Four years have passed since that eight week yoga workshop and although my initial venture did not blossom, I am as sure as ever that my destiny lies on this path. I’m going after my dreams again. This time with excitement instead of anxiety, with faith instead of fear, with gratitude instead of despair, and with confidence that I am open to the possibilities.

“We think when we stop drinking that we are giving up a mind-expanding substance, when in fact sobriety is the true freedom, and opens up new horizons beyond anything we could have dreamt.” ~ Primrose


This is Post O, in the A to Z Blogging Challenge 2015. My 26 posts are inspired by the quotes from Avatar: The Last Airbender and The Legend of Korra, two Emmy award-winning animated television series created and produced by Michael Dante DiMartino and Bryan Konietzko. The setting for both series is in an Asian-influenced world of martial arts and elemental manipulation. The shows drew on elements from East Asian, South Asian, and Western culture, and (aside from the kick-ass story lines, beautifully developed characters and exceptional storyboards) are where I found a wealth of inspiration and perspective on my own life.

The rest of my A to Z 2015 posts can be found here.


  1. OH my….

    having just gotten home from my last day in yoga teacher training, this is resonating for me so much.
    I had no hopes, dreams or plans for so very long, and what primrose says is true….stopping drinking opened an unknown world to me, one of possibility.
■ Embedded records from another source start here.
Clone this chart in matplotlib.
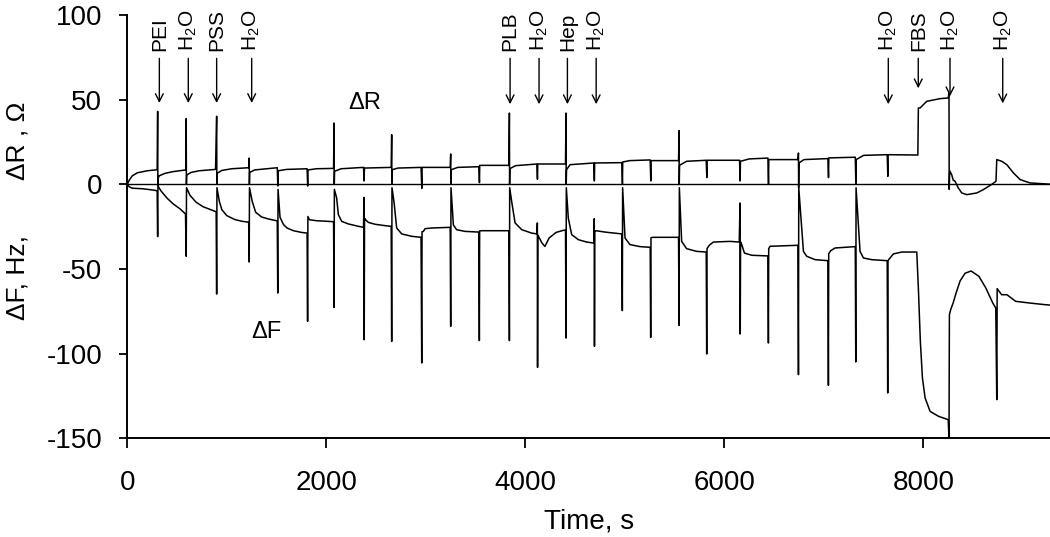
import matplotlib
matplotlib.use("Agg")
import matplotlib.pyplot as plt

plt.rcParams['font.family'] = ['Liberation Sans', 'DejaVu Sans']
plt.rcParams['mathtext.fontset'] = 'custom'
plt.rcParams['mathtext.rm'] = 'Liberation Sans'
plt.rcParams['axes.unicode_minus'] = False

# Delta F trace (time s, Hz); spikes are repeated times
dF_pts = [
    (0, 0), (20, -1.5), (50, -2.3), (150, -2.6), (250, -3.3), (300, -3.8),
    (305, -30.9), (308, -1.0),
    (340, -4), (400, -8.2), (460, -11.5), (530, -14.5), (585, -17.5),
    (592, -42.5), (595, -2),
    (630, -6.5), (690, -10.5), (760, -13.2), (840, -15.0), (893, -16.2),
    (898, -64.8), (901, -2),
    (925, -10), (950, -15), (1000, -18.5), (1080, -20.8), (1150, -21.8), (1220, -22.4),
    (1225, -45.9), (1228, -2),
    (1255, -10), (1290, -16.5), (1350, -19.3), (1420, -20.5), (1507, -21.6),
    (1512, -64.2), (1515, -3),
    (1535, -19.5), (1570, -23.8), (1605, -25.8), (1670, -27.4), (1750, -28.4), (1807, -28.8),
    (1812, -80.9), (1815, -19),
    (1830, -20.9), (1900, -21.5), (2000, -21.8), (2073, -22.1),
    (2078, -72.7), (2081, -3),
    (2104, -8), (2121, -17.9), (2155, -21.9), (2222, -23.4), (2322, -24.8), (2374, -25.4),
    (2379, -7.7), (2381, -91.8), (2384, -20),
    (2396, -21.0), (2423, -22.5), (2490, -23.6), (2590, -24.4), (2652, -24.8),
    (2657, -92.8), (2660, -2),
    (2680, -10.2), (2707, -25.8), (2758, -29.3), (2858, -30.7), (2952, -31.3),
    (2959, -105.5), (2962, -28),
    (2976, -27.8), (2992, -26.2), (3059, -25.8), (3245, -25.4),
    (3250, -83.9), (3253, -2),
    (3277, -24), (3310, -26.8), (3394, -27.8), (3533, -28.2),
    (3538, -92.3), (3541, -27.5),
    (3560, -27.4), (3835, -27.4),
    (3840, -92.3), (3843, -2),
    (3863, -10.2), (3897, -22.8), (3964, -26.8), (4064, -28.8), (4116, -29.3),
    (4121, -22.8), (4123, -108.1), (4126, -30),
    (4168, -34.7), (4197, -36.7), (4239, -31.7), (4310, -28.4), (4380, -27.2), (4404, -27.0),
    (4409, -90.8), (4412, -2),
    (4432, -20), (4466, -29.7), (4533, -32.7), (4617, -34.1), (4688, -34.7),
    (4693, -20.3), (4695, -95.7), (4698, -28),
    (4710, -27.4), (4800, -28.2), (4970, -29.3),
    (4975, -74.6), (4978, -2),
    (5002, -31.7), (5052, -35.6), (5153, -36.8), (5255, -37.2),
    (5260, -90.4), (5263, -31.5),
    (5280, -31.3), (5540, -31.3),
    (5545, -83.3), (5548, -2),
    (5571, -33.7), (5621, -38), (5722, -39.6), (5818, -40),
    (5823, -100.2), (5826, -38),
    (5849, -36), (5889, -34.1), (6057, -33.7), (6150, -34.1),
    (6158, -11.0), (6160, -88.4), (6163, -34),
    (6175, -35.6), (6202, -40.6), (6276, -41.9), (6438, -42.3),
    (6443, -93.7), (6446, -38),
    (6460, -36.6), (6740, -36.0),
    (6745, -112.4), (6748, -2),
    (6795, -39.6), (6828, -42.5), (6912, -44.5), (7041, -45.1),
    (7046, -118.7), (7049, -41),
    (7069, -39.2), (7113, -37.6), (7316, -36.8),
    (7321, -104.9), (7324, -2),
    (7364, -39.6), (7398, -43.5), (7482, -44.5), (7637, -45.1),
    (7642, -123.2), (7645, -45),
    (7666, -43.5), (7699, -41.1), (7783, -40), (7934, -40),
    (7950, -61.2), (7970, -92.7), (7991, -114.4), (8018, -126.2), (8068, -134.1),
    (8152, -137), (8250, -139),
    (8258, -150), (8262, -77),
    (8275, -74), (8300, -70), (8330, -64), (8370, -57), (8420, -52.5), (8480, -51.2),
    (8558, -54.3), (8628, -61.2), (8698, -70.1), (8728, -73.1),
    (8738, -127.2), (8742, -61.6),
    (8787, -65.2), (8840, -65.2), (8928, -69.1), (9068, -70.1), (9227, -71.1), (9270, -71.3),
]

# Delta R trace (time s, Ohm)
dR_pts = [
    (0, 0), (20, 2.5), (50, 5), (100, 6.8), (200, 8.0), (300, 8.6),
    (305, 43.1), (307, -1), (310, 3.5),
    (320, 5), (380, 6.5), (460, 7.5), (587, 8.5),
    (592, 38.8), (594, 0), (597, 5.5),
    (640, 7), (720, 8), (887, 8.8),
    (898, 40.2), (900, 0), (903, 6.5),
    (950, 8.2), (1050, 9.2), (1220, 9.8),
    (1225, 15.5), (1227, 0), (1230, 7),
    (1280, 8.5), (1400, 9.2), (1507, 9.8),
    (1513, -1), (1516, 8),
    (1600, 8.8), (1807, 9.2),
    (1813, -1), (1816, 8.5), (1900, 9.2), (2073, 9.4),
    (2078, 36.2), (2080, 0), (2083, 7.7),
    (2150, 9.2), (2374, 10.0),
    (2380, 2), (2383, 9.6), (2652, 10.0),
    (2657, 29.3), (2659, 0), (2662, 8.6), (2720, 9.6), (2952, 10.0),
    (2960, -2.4), (2963, 10), (3245, 10.0),
    (3250, 17.9), (3252, 0), (3255, 8.6), (3320, 10), (3533, 10.4),
    (3539, 1.0), (3542, 11.2), (3835, 11.2),
    (3840, 42.1), (3842, 0), (3845, 9.2), (3900, 11), (4116, 12.0),
    (4122, 3), (4125, 12), (4404, 12.0),
    (4409, 42.1), (4411, 0), (4414, 8.6), (4450, 11.6), (4688, 12.6),
    (4694, 2), (4697, 12.6), (4970, 12.8),
    (4976, 0), (4979, 13.2), (5050, 14.0), (5255, 14.4),
    (5261, 2), (5264, 14), (5540, 14),
    (5545, 31.7), (5547, 0), (5550, 11.2), (5620, 13.6), (5818, 14.2),
    (5824, 4), (5827, 14.2), (6153, 14.2),
    (6159, 2), (6162, 13.6), (6250, 15), (6438, 15.5),
    (6444, 0), (6447, 14.6), (6740, 14.6),
    (6745, 18.5), (6747, -2), (6750, 12.6), (6800, 14.6), (7041, 15.2),
    (7047, 4), (7050, 15.6), (7316, 16),
    (7322, 0), (7325, 14.6), (7400, 17.1), (7637, 17.5),
    (7643, 4.7), (7646, 17.5), (7945, 17.3),
    (7950, 45.1), (7967, 45.1), (8034, 49), (8168, 50.6), (8250, 51),
    (8258, 53.9), (8260, -3), (8265, 8), (8285, 5.7), (8300, 2.5), (8319, 1.8),
    (8350, -2), (8386, -5.1), (8436, -6.1), (8537, -5.1), (8604, -3.1), (8688, 0), (8730, 1.8),
    (8738, 14.6), (8788, 13.6), (8839, 11.6), (8906, 6.7), (8973, 2.8), (9073, 0.8),
    (9241, 0.2), (9270, 0.1),
]

# injections marked with arrows
event_labels = ['PEI', 'H$_2$O', 'PSS', 'H$_2$O', 'PLB', 'H$_2$O', 'Hep', 'H$_2$O',
                'H$_2$O', 'FBS', 'H$_2$O', 'H$_2$O']
event_times = [322, 613, 898, 1250, 3847, 4138, 4423, 4712, 7648, 7949, 8268, 8798]
arrow_tips = [48, 48, 48, 48, 47.3, 47.3, 47.3, 47.3, 47.3, 56.7, 52, 47.8]

y_ticks = [-150, -100, -50, 0, 50, 100]
x_ticks = [0, 2000, 4000, 6000, 8000]

fig = plt.figure(figsize=(10.5, 5.37), dpi=100)
ax = fig.add_axes([127.3 / 1050, 98.7 / 537, 922.7 / 1050, 423.3 / 537])

tF, vF = zip(*dF_pts)
tR, vR = zip(*dR_pts)
ax.plot(tF, vF, color='black', lw=1.1)
ax.plot(tR, vR, color='black', lw=1.1)
ax.axhline(0, color='black', lw=1.0)

for lab, t, tip in zip(event_labels, event_times, arrow_tips):
    ax.annotate('', xy=(t, tip), xytext=(t, 74.4),
                arrowprops=dict(arrowstyle='->', color='black', lw=1.0,
                                mutation_scale=14, shrinkA=0, shrinkB=0))
    ax.text(t, 78.6, lab, rotation=90, ha='center', va='bottom', fontsize=15,
            clip_on=False)

ax.text(2389, 48, '\u0394R', ha='center', va='center', fontsize=17)
ax.text(1401, -87, '\u0394F', ha='center', va='center', fontsize=17)

ax.set_xlim(0, 9273)
ax.set_ylim(-150, 100)
ax.set_xticks(x_ticks)
ax.set_yticks(y_ticks)
ax.set_xticklabels([str(x) for x in x_ticks])
ax.set_yticklabels([str(y) for y in y_ticks])
ax.tick_params(axis='y', direction='out', length=6, width=1.3, pad=12, labelsize=20)
ax.tick_params(axis='x', direction='out', length=7, width=1.3, pad=16, labelsize=20)
for side in ['top', 'right']:
    ax.spines[side].set_visible(False)
for side in ['left', 'bottom']:
    ax.spines[side].set_linewidth(1.4)

ax.set_xlabel('Time, s', fontsize=20, labelpad=9)

fig.text(17 / 1050, 1 - 278 / 537, '\u0394F, Hz,', rotation=90, ha='center', va='center', fontsize=19)
fig.text(17 / 1050, 1 - 141 / 537, '\u0394R , \u03a9', rotation=90, ha='center', va='center', fontsize=19)

fig.savefig('out.png', dpi=100)
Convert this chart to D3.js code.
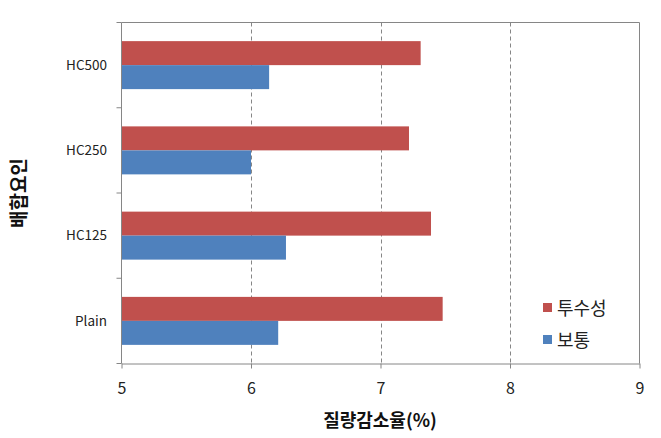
<!DOCTYPE html>
<html><head><meta charset="utf-8">
<script src="https://cdn.jsdelivr.net/npm/d3@7"></script>
<style>body{margin:0;background:#fff}svg{display:block}</style>
</head><body><svg id="c" width="661" height="438"></svg>
<script>
const categories = ["Plain","HC125","HC250","HC500"];
const seriesNames = ["투수성","보통"];
const permeable = [7.48, 7.39, 7.22, 7.31];
const normal = [6.21, 6.27, 6.00, 6.14];
const xTicks = [5,6,7,8,9];
const colors = ["#C0504D","#4F81BD"];

const svg = d3.select("#c");
const L=121.5, R=639.5, T=22.5, B=363.5;
const font = "'Noto Sans CJK KR','Noto Sans',sans-serif";
const axisCol = "#868686";

const x = d3.scaleLinear().domain([5,9]).range([L,R]);
const y0 = d3.scaleBand().domain(categories.slice().reverse()).range([T,B]).paddingInner(0.437).paddingOuter(0.2185);
const y1 = d3.scaleBand().domain(seriesNames).range([0,y0.bandwidth()]);

// gridlines
svg.append("g").selectAll("line").data(xTicks.filter(v=>v>5&&v<9)).join("line")
  .attr("x1",d=>Math.round(x(d))+0.5).attr("x2",d=>Math.round(x(d))+0.5)
  .attr("y1",T).attr("y2",B).attr("stroke",axisCol).attr("stroke-dasharray","4,3");

// border top/right
svg.append("line").attr("x1",L).attr("x2",R).attr("y1",T).attr("y2",T).attr("stroke",axisCol);
svg.append("line").attr("x1",R).attr("x2",R).attr("y1",T).attr("y2",B).attr("stroke",axisCol);

// bars
const data = categories.map((c,i)=>({c, vals:[permeable[i], normal[i]]}));
const g = svg.append("g").selectAll("g").data(data).join("g")
  .attr("transform",d=>`translate(0,${y0(d.c)})`);
g.selectAll("rect").data(d=>d.vals.map((v,j)=>({v,s:seriesNames[j],j}))).join("rect")
  .attr("x",x(5)).attr("y",d=>y1(d.s)).attr("width",d=>x(d.v)-x(5)).attr("height",y1.bandwidth())
  .attr("fill",d=>colors[d.j]);

// x axis
const xa = svg.append("g").attr("transform",`translate(0,${B})`)
  .call(d3.axisBottom(x).tickValues(xTicks).tickSize(5).tickSizeOuter(0).tickFormat(d3.format("d")));
xa.select(".domain").attr("stroke",axisCol);
xa.selectAll(".tick line").attr("stroke",axisCol);
xa.selectAll("text").attr("font-family",font).attr("font-size",16).attr("fill","#222").attr("dy","1.4em");

// y axis
svg.append("line").attr("x1",L).attr("x2",L).attr("y1",T).attr("y2",B).attr("stroke",axisCol);
const step = y0.step();
const bounds = categories.map(c=>y0(c)-step*0.437/2).concat([B]);
svg.append("g").selectAll("line").data(bounds).join("line")
  .attr("x1",L-5).attr("x2",L).attr("y1",d=>d).attr("y2",d=>d).attr("stroke",axisCol);
svg.append("g").selectAll("text").data(categories).join("text")
  .attr("x",107).attr("y",c=>y0(c)+y0.bandwidth()/2).attr("dy","0.35em")
  .attr("text-anchor","end").attr("font-family",font).attr("font-size",13.5).attr("fill","#222").text(c=>c);

// axis titles
svg.append("text").attr("x",380).attr("y",427).attr("text-anchor","middle")
  .attr("font-family",font).attr("font-weight","bold").attr("font-size",18).attr("fill","#111").text("질량감소율(%)");
svg.append("text").attr("transform","translate(26,193) rotate(-90)").attr("text-anchor","middle")
  .attr("font-family",font).attr("font-weight","bold").attr("font-size",19).attr("fill","#111").text("배합요인");

// legend
const lg = svg.append("g").selectAll("g").data(seriesNames).join("g")
  .attr("transform",(d,i)=>`translate(543,${303+i*32})`);
lg.append("rect").attr("width",9).attr("height",9).attr("fill",(d,i)=>colors[i]);
lg.append("text").attr("x",14).attr("y",5).attr("dy","0.38em").attr("font-family",font).attr("font-size",18).attr("fill","#222").text(d=>d);
</script></body></html>
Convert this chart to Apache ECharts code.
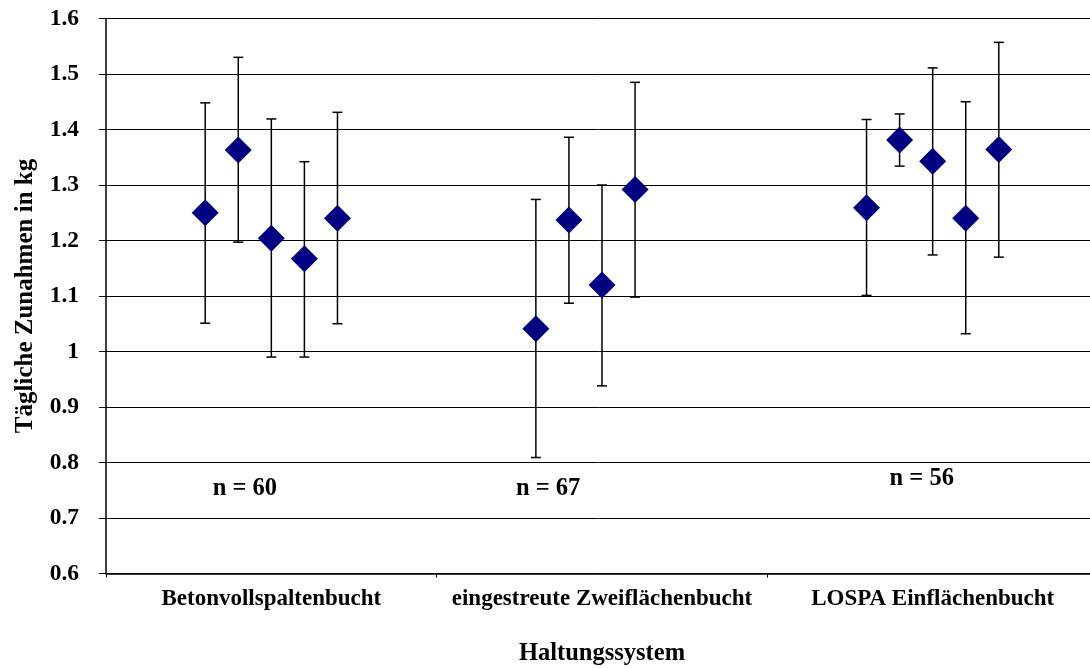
<!DOCTYPE html>
<html>
<head>
<meta charset="utf-8">
<title>Tägliche Zunahmen</title>
<script src="https://cdn.jsdelivr.net/npm/echarts@6/dist/echarts.min.js"></script>
<style>
    html, body { margin: 0; padding: 0; background: #fff; }
    #main-chart { width: 1090px; height: 668px; }
</style>
</head>
<body>
<div id="main-chart"></div>
<script>
// Data
const categories = ['Betonvollspaltenbucht', 'eingestreute Zweiflächenbucht', 'LOSPA Einflächenbucht'];
const sampleSizes = ['n = 60', 'n = 67', 'n = 56'];

// mean daily gain per group (kg)
const meanValues = [
    [1.250, 1.363, 1.204, 1.167, 1.240],
    [1.041, 1.237, 1.120, 1.292],
    [1.259, 1.381, 1.343, 1.240, 1.364]
];
// upper end of error bar
const upperValues = [
    [1.448, 1.530, 1.419, 1.342, 1.431],
    [1.274, 1.386, 1.300, 1.485],
    [1.418, 1.428, 1.511, 1.450, 1.557]
];
// lower end of error bar
const lowerValues = [
    [1.051, 1.197, 0.990, 0.990, 1.050],
    [0.809, 1.087, 0.938, 1.098],
    [1.101, 1.334, 1.174, 1.032, 1.170]
];

const yTicks = { min: 0.6, max: 1.6, step: 0.1 };

// Layout: points sit in slots of 0.1 category width, starting at 0.3
const slotStart = 0.3;
const slotWidth = 0.1;
// anchor of the "n = .." annotations (category units, value units)
const nLabelAnchors = [[0.42, 0.753], [1.337, 0.753], [2.467, 0.771]];

const FONT = 'Liberation Serif';

function buildPoints() {
    const diamonds = [];
    const bars = [];
    meanValues.forEach((group, ci) => {
        group.forEach((m, i) => {
            const x = ci + slotStart + slotWidth * i;
            diamonds.push([x, m]);
            bars.push([x, lowerValues[ci][i], upperValues[ci][i]]);
        });
    });
    return { diamonds, bars };
}

function renderErrorBar(params, api) {
    const x = api.value(0);
    const low = api.coord([x, api.value(1)]);
    const high = api.coord([x, api.value(2)]);
    const capHalf = 5;
    const style = { stroke: '#000', lineWidth: 1.5 };
    return {
        type: 'group',
        children: [
            { type: 'line', shape: { x1: low[0], y1: low[1], x2: high[0], y2: high[1] }, style },
            { type: 'line', shape: { x1: high[0] - capHalf, y1: high[1], x2: high[0] + capHalf, y2: high[1] }, style },
            { type: 'line', shape: { x1: low[0] - capHalf, y1: low[1], x2: low[0] + capHalf, y2: low[1] }, style }
        ]
    };
}

function initChart() {
    const chart = echarts.init(document.getElementById('main-chart'));
    const pts = buildPoints();
    const nData = nLabelAnchors.map((a, i) => [a[0], a[1], sampleSizes[i]]);

    const option = {
        animation: false,
        backgroundColor: '#fff',
        textStyle: { fontFamily: FONT, fontWeight: 'bold', color: '#000' },
        grid: { left: 106, right: -8, top: 18.5, bottom: 94.5, outerBoundsMode: 'none' },
        xAxis: [
            {
                type: 'category',
                data: categories,
                boundaryGap: true,
                name: 'Haltungssystem',
                nameLocation: 'middle',
                nameGap: 68,
                nameTextStyle: { fontFamily: FONT, fontWeight: 'bold', fontSize: 24.5, color: '#000' },
                axisLine: { lineStyle: { color: '#000', width: 1.5 } },
                axisTick: { show: true, interval: 0, length: 4, lineStyle: { color: '#000' } },
                axisLabel: { interval: 0, margin: 14, fontFamily: FONT, fontWeight: 'bold', fontSize: 23, color: '#000' },
                splitLine: { show: false }
            },
            {
                type: 'value',
                min: 0,
                max: 3,
                show: false
            }
        ],
        yAxis: {
            type: 'value',
            min: yTicks.min,
            max: yTicks.max,
            interval: yTicks.step,
            name: 'Tägliche Zunahmen in kg',
            nameLocation: 'middle',
            nameGap: 68,
            nameTextStyle: { fontFamily: FONT, fontWeight: 'bold', fontSize: 25, color: '#000' },
            axisLine: { show: true, lineStyle: { color: '#000', width: 1.5 } },
            axisTick: { show: true, length: 7, lineStyle: { color: '#000' } },
            axisLabel: {
                margin: 27,
                fontFamily: FONT,
                fontWeight: 'bold',
                fontSize: 23.5,
                color: '#000',
                formatter: v => String(parseFloat(v.toFixed(1)))
            },
            splitLine: { show: true, lineStyle: { color: '#000', width: 1 } }
        },
        series: [
            {
                name: 'Fehlerbalken',
                type: 'custom',
                xAxisIndex: 1,
                renderItem: renderErrorBar,
                data: pts.bars,
                z: 2
            },
            {
                name: 'Mittelwert',
                type: 'scatter',
                xAxisIndex: 1,
                symbol: 'diamond',
                symbolSize: 27,
                itemStyle: { color: '#000080', opacity: 1 },
                data: pts.diamonds,
                z: 3
            },
            {
                name: 'n',
                type: 'scatter',
                xAxisIndex: 1,
                symbolSize: 0,
                itemStyle: { opacity: 1 },
                data: nData,
                label: {
                    show: true,
                    position: 'inside',
                    formatter: p => p.data[2],
                    fontFamily: FONT,
                    fontWeight: 'bold',
                    fontSize: 24.5,
                    color: '#000'
                },
                z: 4
            }
        ]
    };
    chart.setOption(option);
}

initChart();
</script>
</body>
</html>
The possibility that there night be something more, that i could dream again, or hope. My gratitude is over flowing.
    i’m not sure what i will do next…but i know the experience i just had, which i would NEVER have done, or even considered, had i still been drinking, has changed me in a profound way, one that will keep reverberating.
    HA! I just started laughing because I thought I should be writing about this on MY blog!!
    And I will…but not until i say that your message today is beautiful and hopeful , i am so happy for you…thank you for writing this!

    1. Lol. We inspire each other’s posts. Happens to me so often too. Congratulations on completing your yoga teacher training, on your terms. 🙂 Vibrate the Cosmos!

  2. Hello! See you are a few behind, hope you catch up! We found Transcendental Meditation, which if done twice a day somehow stops you wanting stuff like alcohol, and even cigarettes and coffee… not that we ever smoked! Sometimes we do some yoga before the meditation, it really does relax you. ~Liz

  3. Oh my, what a wonderful and relevant post! I also didn’t realize the fear and uncertainty drinking was creating in my life. Last year, I signed up for yoga teacher training. I felt like this had been calling me for years, and I had a secret hope that dedicating my time to training would help me cut down on my drinking.

    I quit after only two weekend sessions. I felt like a complete fraud. I knew I had this terrible, unhealthy secret I was hiding and I was terrified of being exposed. It was all too personal and raw me in that moment. It was only a month or two after quitting training that I finally quit drinking.

    You are so right that taking alcohol out of picture is making everything better. I have not gone back to yoga yet, but I will. I love that Goethe quote in your post. That feels so true now.